La columna de Daniel Coronell en Semana, que durante catorce años representó una muestra de buen periodismo, ejecutado “sin favor ni temor”, como reza el viejo lema, llegó a su fin mediante resolución unilateral del semanario.
Hasta ahora, se sabe que el dueño del 50% editor, Felipe López, quien revivió a la revista en 1982 con el nombre que Alberto Lleras Camargo había elegido para fundarla décadas antes, consideró que los cuestionamientos que hizo el articulista en su último escrito, respecto del archivo de una investigación sobre el posible retorno de los “falsos positivos”, debía hacerlos desde afuera, y no usando como tribuna a la propia sala de redacción juzgada. Esto puede parecer entendible. Sin embargo, cuando tales disposiciones se toman en empresas privadas que, además de ello, son medios de comunicación social reputados, lo simple puede complicarse.
Veamos. Publicaciones Semana (el grupo editorial dentro del que se encuentra la revista homónima) es una sociedad comercial (y no una entidad sin ánimo de lucro o una empresa del Estado), con propietarios animados por obtener la mayor cantidad posible de beneficios económicos a partir del trabajo periodístico, lo cual, en principio, ni es delito ni es pecado; tampoco ninguna novedad: alrededor del mundo, los medios de comunicación son, casi siempre, de dominio particular. Asimismo, abundan teorías politológicas según las cuales el que las casas de periodismo intenten influir, dentro de las vías legales, en los asuntos públicos, no podría ser considerado por sí mismo como algo indebido; ya que, después de todo, el que haya grupos de presión detrás del manejo de la información es regla aceptada en el juego de la democracia, guste o no.

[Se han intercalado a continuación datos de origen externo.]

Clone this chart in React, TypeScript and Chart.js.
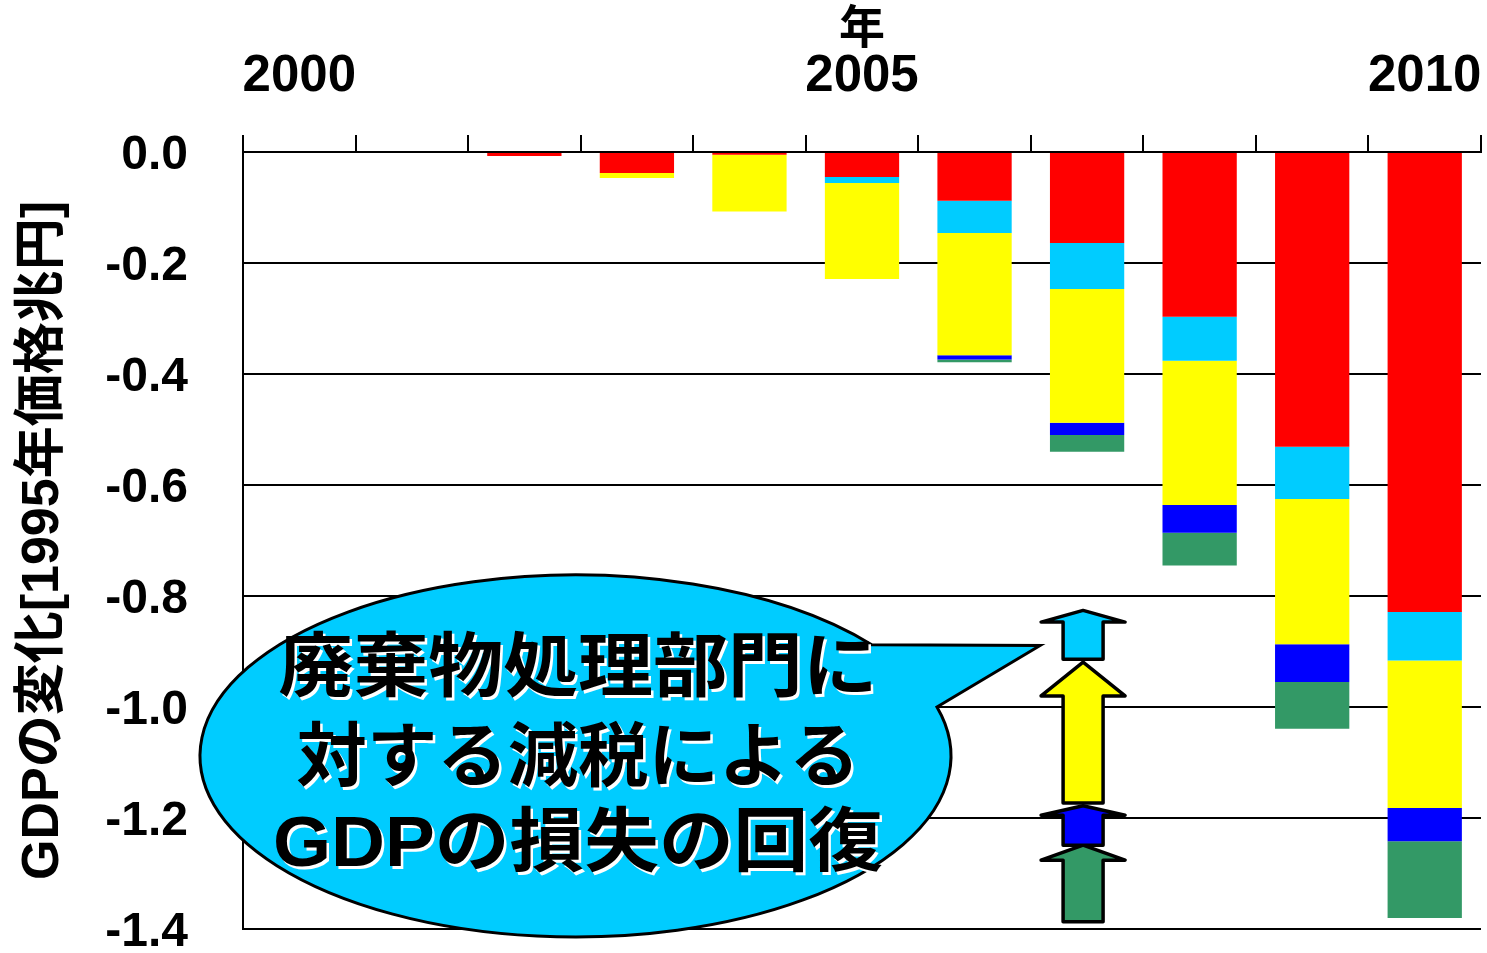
import React, { useEffect, useRef } from "react";
import { Chart, registerables } from "chart.js";

Chart.register(...registerables);

// ---- data ----
const years = ["2000", "2001", "2002", "2003", "2004", "2005", "2006", "2007", "2008", "2009", "2010"];
const labelledYears = ["2000", "2005", "2010"];
const yTickValues = [0, -0.2, -0.4, -0.6, -0.8, -1.0, -1.2, -1.4];

const redSeries = [0, 0, -0.007, -0.038, -0.005, -0.045, -0.088, -0.164, -0.297, -0.531, -0.829];
const cyanSeries = [0, 0, 0, 0, 0, -0.011, -0.058, -0.083, -0.079, -0.094, -0.087];
const yellowSeries = [0, 0, 0, -0.009, -0.102, -0.173, -0.22, -0.241, -0.26, -0.262, -0.266];
const blueSeries = [0, 0, 0, 0, 0, 0, -0.008, -0.022, -0.05, -0.068, -0.06];
const greenSeries = [0, 0, 0, 0, 0, 0, -0.005, -0.03, -0.059, -0.084, -0.138];

// legend arrows (drawn in the 2007 column): tip, head base, tail (data units)
const arrowColors = ["#00CCFF", "#FFFF00", "#0000FF", "#339966"];
const arrowTips = [-0.826, -0.919, -1.178, -1.249];
const arrowHeadBases = [-0.847, -0.98, -1.195, -1.276];
const arrowTails = [-0.914, -1.173, -1.249, -1.387];
const arrowCategory = 7;

const calloutLines = ["廃棄物処理部門に", "対する減税による", "GDPの損失の回復"];
const calloutLineWidths = [599, 563, 610];

const FONT = '"Liberation Sans", "Noto Sans CJK JP", sans-serif';
const CJK = '"Liberation Sans", "Noto Sans CJK JP", sans-serif';

const overlayPlugin = {
  id: "overlay",
  afterDraw(chart: any) {
    const ctx = chart.ctx as CanvasRenderingContext2D;
    const xs = chart.scales.x;
    const ys = chart.scales.y;

    // arrows
    const cx = xs.getPixelForValue(arrowCategory) - 4;
    const shaftHalf = 20;
    const headHalf = 42;
    ctx.save();
    ctx.lineWidth = 3.5;
    ctx.lineJoin = "round";
    ctx.strokeStyle = "#000";
    for (let i = arrowColors.length - 1; i >= 0; i--) {
      const tip = ys.getPixelForValue(arrowTips[i]);
      const base = ys.getPixelForValue(arrowHeadBases[i]);
      const tail = ys.getPixelForValue(arrowTails[i]);
      ctx.beginPath();
      ctx.moveTo(cx, tip);
      ctx.lineTo(cx + headHalf, base);
      ctx.lineTo(cx + shaftHalf, base);
      ctx.lineTo(cx + shaftHalf, tail);
      ctx.lineTo(cx - shaftHalf, tail);
      ctx.lineTo(cx - shaftHalf, base);
      ctx.lineTo(cx - headHalf, base);
      ctx.closePath();
      ctx.fillStyle = arrowColors[i];
      ctx.fill();
      ctx.stroke();
    }
    ctx.restore();

    // callout bubble
    const ecx = 575.5, ecy = 756, rx = 375.5, ry = 181;
    const tipX = cx - headHalf - 1;
    const tipY = 645.5;
    const t1 = Math.atan2(-0.613, 0.787);
    const t2 = Math.atan2(-0.271, 0.963);
    ctx.save();
    ctx.beginPath();
    ctx.moveTo(tipX, tipY);
    ctx.lineTo(ecx + rx * Math.cos(t2), ecy + ry * Math.sin(t2));
    ctx.ellipse(ecx, ecy, rx, ry, 0, t2, t1 + Math.PI * 2, false);
    ctx.closePath();
    ctx.fillStyle = "#00CCFF";
    ctx.fill();
    ctx.lineWidth = 3;
    ctx.lineJoin = "miter";
    ctx.strokeStyle = "#000";
    ctx.stroke();

    const centers = [672, 762, 847];
    ctx.font = `bold 70px ${CJK}`;
    ctx.textAlign = "center";
    ctx.textBaseline = "middle";
    calloutLines.forEach((line, i) => {
      const w = ctx.measureText(line).width;
      const sx = calloutLineWidths[i] / w;
      ctx.save();
      ctx.translate(578, centers[i]);
      ctx.scale(sx, 1);
      ctx.fillStyle = "#FFFFFF";
      ctx.fillText(line, 2.5 / sx, 2.5);
      ctx.fillStyle = "#000000";
      ctx.fillText(line, 0, 0);
      ctx.restore();
    });
    ctx.restore();
  },
};

export default function App() {
  const ref = useRef<HTMLCanvasElement | null>(null);

  useEffect(() => {
    if (!ref.current) return;
    const ds = (label: string, data: number[], color: string) => ({
      label,
      data,
      backgroundColor: color,
      borderWidth: 0,
      barPercentage: 0.66,
      categoryPercentage: 1,
    });
    const chart = new Chart(ref.current, {
      type: "bar",
      data: {
        labels: years,
        datasets: [
          ds("red", redSeries, "#FF0000"),
          ds("cyan", cyanSeries, "#00CCFF"),
          ds("yellow", yellowSeries, "#FFFF00"),
          ds("blue", blueSeries, "#0000FF"),
          ds("green", greenSeries, "#339966"),
        ],
      },
      options: {
        responsive: false,
        animation: false,
        layout: { padding: { top: 0, left: 0, right: 6, bottom: 24 } },
        plugins: { legend: { display: false }, tooltip: { enabled: false } },
        scales: {
          x: {
            type: "category",
            position: "top",
            stacked: true,
            offset: true,
            grid: {
              display: true,
              drawOnChartArea: false,
              drawTicks: true,
              tickLength: 17,
              color: "#000",
              lineWidth: 2,
              offset: true,
            },
            border: { display: true, color: "#000", width: 2 },
            ticks: {
              autoSkip: false,
              maxRotation: 0,
              minRotation: 0,
              padding: 33,
              color: "#000",
              font: { family: FONT, size: 51, weight: "bold", lineHeight: 1 },
              callback: (_v: any, i: number) => (labelledYears.includes(years[i]) ? years[i] : ""),
            },
            title: {
              display: true,
              text: "年",
              color: "#000",
              font: { family: CJK, size: 46, weight: "bold", lineHeight: 1 },
              padding: { top: 7, bottom: 0 },
            },
            afterFit: (s: any) => {
              s.height = 152;
              s.paddingLeft = 0;
              s.paddingRight = 0;
            },
          },
          y: {
            stacked: true,
            min: -1.4,
            max: 0,
            afterBuildTicks: (s: any) => {
              s.ticks = yTickValues.map((v) => ({ value: v }));
            },
            ticks: {
              padding: 55,
              labelOffset: 4,
              color: "#000",
              font: { family: FONT, size: 48, weight: "bold", lineHeight: 0.9 },
              callback: (v: any) => Number(v).toFixed(1),
            },
            grid: { color: "#000", lineWidth: 2, drawTicks: false },
            border: { display: true, color: "#000", width: 2 },
            title: {
              display: true,
              text: "GDPの変化[1995年価格兆円]",
              color: "#000",
              font: { family: CJK, size: 52, weight: "bold", lineHeight: 1 },
              padding: { top: 18, bottom: 0 },
            },
            afterFit: (s: any) => {
              s.width = 243;
              s.paddingTop = 0;
              s.paddingBottom = 0;
            },
          },
        },
      } as any,
      plugins: [overlayPlugin],
    });
    return () => chart.destroy();
  }, []);

  return (
    <div style={{ position: "absolute", left: 0, top: 0, width: 1487, height: 953, background: "#fff" }}>
      <canvas ref={ref} width={1487} height={953} style={{ display: "block" }} />
    </div>
  );
}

De manera que, es claro, Semana podía sacar de sus páginas a Daniel Coronell. Ahora bien, en la realidad no jurídica, sino social, ¿en verdad era así? Para Felipe López, sí. Según Coronell, no solo no le dio las razones de haber engavetado el reportaje sobre la vuelta de los “falsos positivos”, sino que le dijo que Semana no tenía por qué revelar nada acerca de ello, a pesar de que el cosmético director Alejandro Santos afirme lo contrario en su reciente editorial apagaincendios. No obstante, creo que ambos sabían que sacar a Coronell y esperar salir indemne no era realista. Para decirlo en jerga de financieros, he ahí uno de los riesgos de ser “empresario del periodismo”: los lectores, que se confunden, y en algún momento dejan de ser clientes, e, inexplicablemente, se creen ciudadanos.
La gente reverencia a los medios de comunicación como se escucha a un profesor o a un amigo, según sea el caso. Por eso, la palabra decepción se ha quedado corta para calificar a Semana. Se ha estancado en el aire la confirmación tóxica de que, para algunos, estar en paz con el gobierno uribista es mejor que decir la verdad que se sabe, la que se puede saber, a las personas que buscan respuestas. De cualquier forma, ya sea que se haya tratado de una decisión tomada por un jefe enfurruñado, o del pedido de cabeza de un grupo económico gobiernista (al que Coronell se le habría anticipado valiéndose de supuesta renuncia indirecta), retumba el crujido de cierto equilibrio roto.